Between perception and a response emerges a zone of feeling, a resonance, a vibration, a powerful affect that inaugurates the passionate geography evoked in Guiliana Bruno’s ‘Atlas of Emotion’ . . .
–Iain Chambers, “Maritime Criticism and Theoretical Shipwrecks,” PMLA, May 2010
We think of geography as a science, a measuring of space: latitude, longitude, miles traversed. But in life, as in fiction, geography is also passionate, resonant with memory or experience. In the everyday, we barely see our geography, but if you return to an old landscape, then your lost loved one, your sense of home, or bittersweet memories will ache your heart with pleasure or grief.

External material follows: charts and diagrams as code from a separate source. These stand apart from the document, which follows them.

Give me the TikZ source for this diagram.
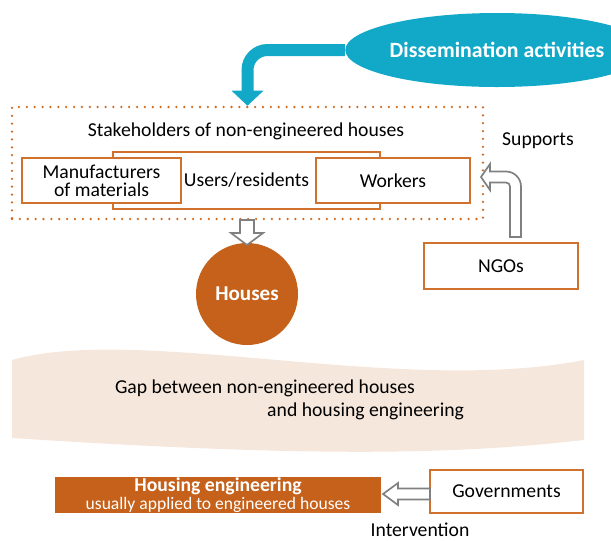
\documentclass[tikz,border=0pt]{standalone}
\usepackage{fontspec}
\setmainfont{Carlito}
\usetikzlibrary{arrows.meta,shapes.geometric}

\definecolor{dissemblue}{HTML}{12A9C8}
\definecolor{housefill}{HTML}{C5611A}
\definecolor{boxline}{HTML}{D0712E}
\definecolor{dotorange}{HTML}{D06A1F}
\definecolor{arrowgray}{HTML}{808080}
\definecolor{gapfill}{HTML}{F6E7DC}

\begin{document}
\begin{tikzpicture}[
    txt/.style={font=\fontsize{14}{16}\selectfont},
    box/.style={txt,draw=boxline,line width=1.4pt,fill=white,inner sep=0pt},
    hollow/.style={draw=arrowgray,line width=1.2pt,fill=white},
]
    \useasboundingbox (0,0) rectangle (15.275,-13.5);

    % gap band
    \fill[gapfill] (0.3,-9) .. controls (3.5,-8.1) and (10,-9.9) .. (14.6,-9)
        -- (14.6,-11) .. controls (11.5,-11.35) and (8,-11.45) .. (0.3,-10.95) -- cycle;
    \node[txt] (gap1) at (6.625,-9.7) {Gap between non-engineered houses};
    \node[txt] (gap2) at (9.14,-10.275) {and housing engineering};

    % stakeholders
    \node[draw=dotorange,line width=1.8pt,dash pattern=on 0pt off 5.6pt,line cap=round,
        minimum width=11.775cm,minimum height=2.8cm] (stake) at (6.1875,-4.075) {};
    \node[txt] (staketitle) at (6.15,-3.275) {Stakeholders of non-engineered houses};
    \node[box,minimum width=6.675cm,minimum height=1.425cm] (users) at (6.1625,-4.5125) {Users/residents};
    \node[box,minimum width=3.975cm,minimum height=1.125cm,align=center,
        font=\fontsize{14}{13}\selectfont] (manuf) at (2.5375,-4.5125) {Manufacturers\\of materials};
    \node[box,minimum width=3.85cm,minimum height=1.125cm] (workers) at (9.825,-4.5125) {Workers};

    % dissemination
    \node[ellipse,fill=dissemblue,minimum width=5.7cm,minimum height=1.85cm,inner sep=0pt,
        text=white,font=\bfseries\fontsize{15.5}{17}\selectfont] (dissem) at (12.425,-1.25) {Dissemination activities};
    \draw[dissemblue,line width=0.3cm,rounded corners=0.5cm,
        -{Triangle[width=0.775cm,length=0.375cm]}] (dissem.west) -| (stake.north);

    % houses
    \node[circle,fill=housefill,minimum size=2.55cm,text=white,
        font=\bfseries\fontsize{15}{17}\selectfont] (houses) at (6.175,-7.35) {Houses};
    \draw[hollow] (6,-5.5) -- (6.35,-5.5) -- (6.35,-5.825) -- (6.575,-5.825) -- (6.175,-6.125)
        -- (5.775,-5.825) -- (6,-5.825) -- cycle;

    % ngos
    \node[box,minimum width=3.85cm,minimum height=1.15cm] (ngos) at (12.525,-6.65) {NGOs};
    \node[txt] (supports) at (13.45,-3.525) {Supports};
    \draw[hollow] (12.75,-5.925) -- (13.025,-5.925) -- (13.025,-4.6625)
        arc[start angle=0,end angle=90,radius=0.375] -- (12.25,-4.2875) -- (12.25,-4.1)
        -- (12.025,-4.425) -- (12.25,-4.75) -- (12.25,-4.5625) -- (12.65,-4.5625)
        arc[start angle=90,end angle=0,radius=0.1] -- cycle;

    % engineering
    \node[fill=housefill,text=white,minimum width=8.15cm,minimum height=0.85cm,inner sep=0pt,
        align=center,font=\fontsize{14}{13}\selectfont] (hoeng) at (5.45,-12.375)
        {\bfseries Housing engineering\\[0pt]{\fontsize{12.5}{13}\selectfont usually applied to engineered houses}};
    \node[box,minimum width=3.825cm,minimum height=1.075cm] (gov) at (12.6625,-12.2875) {Governments};
    \draw[hollow] (10.75,-12.2125) -- (9.95,-12.2125) -- (9.95,-12.075) -- (9.575,-12.35)
        -- (9.95,-12.625) -- (9.95,-12.4875) -- (10.75,-12.4875) -- cycle;
    \node[txt,anchor=base] (interv) at (10.5,-13.42) {Intervention};
\end{tikzpicture}
\end{document}
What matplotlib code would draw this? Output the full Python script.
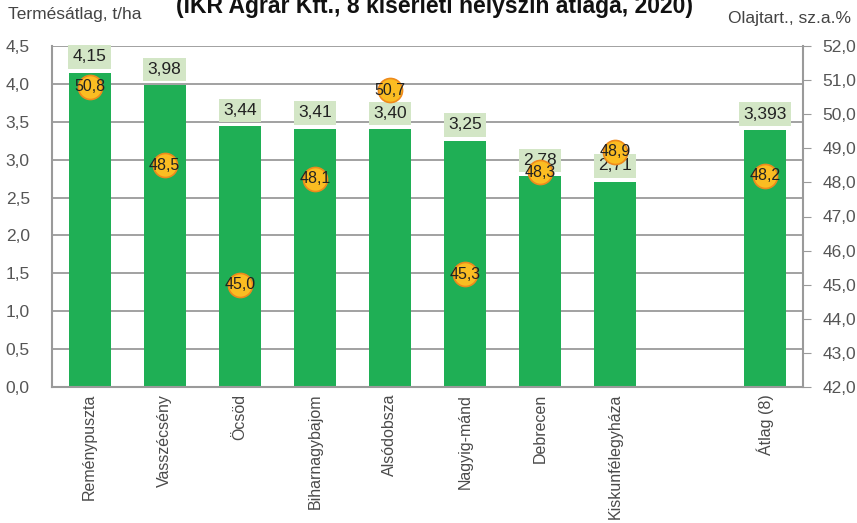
import matplotlib.pyplot as plt
import numpy as np

# Adatok
helyszinek = ['Reménypuszta', 'Vasszécsény', 'Öcsöd', 'Biharnagybajom', 'Alsódobsza',
              'Nagyig-mánd', 'Debrecen', 'Kiskunfélegyháza', 'Átlag (8)']
pozicio = [0, 1, 2, 3, 4, 5, 6, 7, 9]
termes = [4.15, 3.98, 3.44, 3.41, 3.40, 3.25, 2.78, 2.71, 3.393]
termes_cimke = ['4,15', '3,98', '3,44', '3,41', '3,40', '3,25', '2,78', '2,71', '3,393']
olaj = [50.8, 48.5, 45.0, 48.1, 50.7, 45.3, 48.3, 48.9, 48.2]

bal_tick = [0.0, 0.5, 1.0, 1.5, 2.0, 2.5, 3.0, 3.5, 4.0, 4.5]
jobb_tick = [42, 43, 44, 45, 46, 47, 48, 49, 50, 51, 52]

plt.rcParams['font.family'] = ['Liberation Sans', 'DejaVu Sans']

fig = plt.figure(figsize=(8.57, 5.23), dpi=100)
ax = fig.add_axes([52 / 857, 1 - 387 / 523, (803 - 52) / 857, (387 - 46) / 523])

szurke = '#9a9a9a'
ax.bar(pozicio, termes, width=0.56, color='#1faf55', zorder=2)
ax.set_xlim(-0.5, 9.5)
ax.set_ylim(0, 4.5)
ax.set_yticks(bal_tick)
ax.set_yticklabels([f'{v:.1f}'.replace('.', ',') for v in bal_tick])
ax.grid(axis='y', color=szurke, linewidth=1.3, zorder=0)
ax.set_axisbelow(True)
ax.tick_params(axis='y', length=0, labelsize=12.5, labelcolor='#555555', pad=16)
ax.set_xticks(pozicio)
ax.set_xticklabels(helyszinek, rotation=90, fontsize=11.5, color='#4a4a4a')
ax.tick_params(axis='x', length=0, pad=5)
for s in ['top', 'right']:
    ax.spines[s].set_visible(False)
for s in ['left', 'bottom']:
    ax.spines[s].set_color(szurke)
    ax.spines[s].set_linewidth(1.5)

# terméscímkék
for x, v, c in zip(pozicio, termes, termes_cimke):
    ax.annotate(c, (x, v), xytext=(0, 6), textcoords='offset points', ha='center', va='bottom',
                fontsize=12.5, color='#222222', zorder=3,
                bbox=dict(boxstyle='square,pad=0.25', facecolor='#d3e6c6', edgecolor='none'))

# olajtartalom
ax2 = ax.twinx()
ax2.set_ylim(42, 52)
ax2.set_yticks(jobb_tick)
ax2.set_yticklabels([f'{v:.1f}'.replace('.', ',') for v in jobb_tick])
ax2.tick_params(axis='y', direction='out', length=6, color=szurke, labelsize=12.5,
                labelcolor='#555555', pad=8)
for s in ['top', 'left', 'bottom']:
    ax2.spines[s].set_visible(False)
ax2.spines['right'].set_color(szurke)
ax2.spines['right'].set_linewidth(1.5)
ax2.scatter(pozicio, olaj, s=300, color='#fbbd22', edgecolor='#ee8a1c', linewidth=1.2, zorder=4)
for x, v in zip(pozicio, olaj):
    ax2.text(x, v, f'{v:.1f}'.replace('.', ','), ha='center', va='center', fontsize=11.5,
             color='#222222', zorder=5)

fig.text(8 / 857, 1 - 14 / 523, 'Termésátlag, t/ha', fontsize=12.5, color='#444444', va='center')
fig.text(851 / 857, 1 - 18 / 523, 'Olajtart., sz.a.%', fontsize=12.5, color='#444444',
         va='center', ha='right')
fig.text(434 / 857, 1 - 13 / 523, '(IKR Agrár Kft., 8 kísérleti helyszín átlaga, 2020)',
         fontsize=16.5, fontweight='bold', ha='center', va='baseline', color='#111111')

fig.savefig('out.png', dpi=100, facecolor='white')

The genre of medieval romance is about the comings and goings of knights and maidens, of strange journeys and returns, of magical landscapes and horrifying battle. In deciding to follow the story of Malory’s Roman War tale, I was romancing the Roman War, interpreting and experiencing the landscape of a very old story. Transforming the story of a war into the story of falling in love with Rome.
But it wasn’t as if I set out with a plan. I found myself in the landscape; no, I created the circumstances of my being in the landscape, and then realized I was already on the route. For me, the journey became many journeys. Along the way, some heartbreak, a scholarly passion, the dream of so many pilgrims, travelers, and writers: Rome.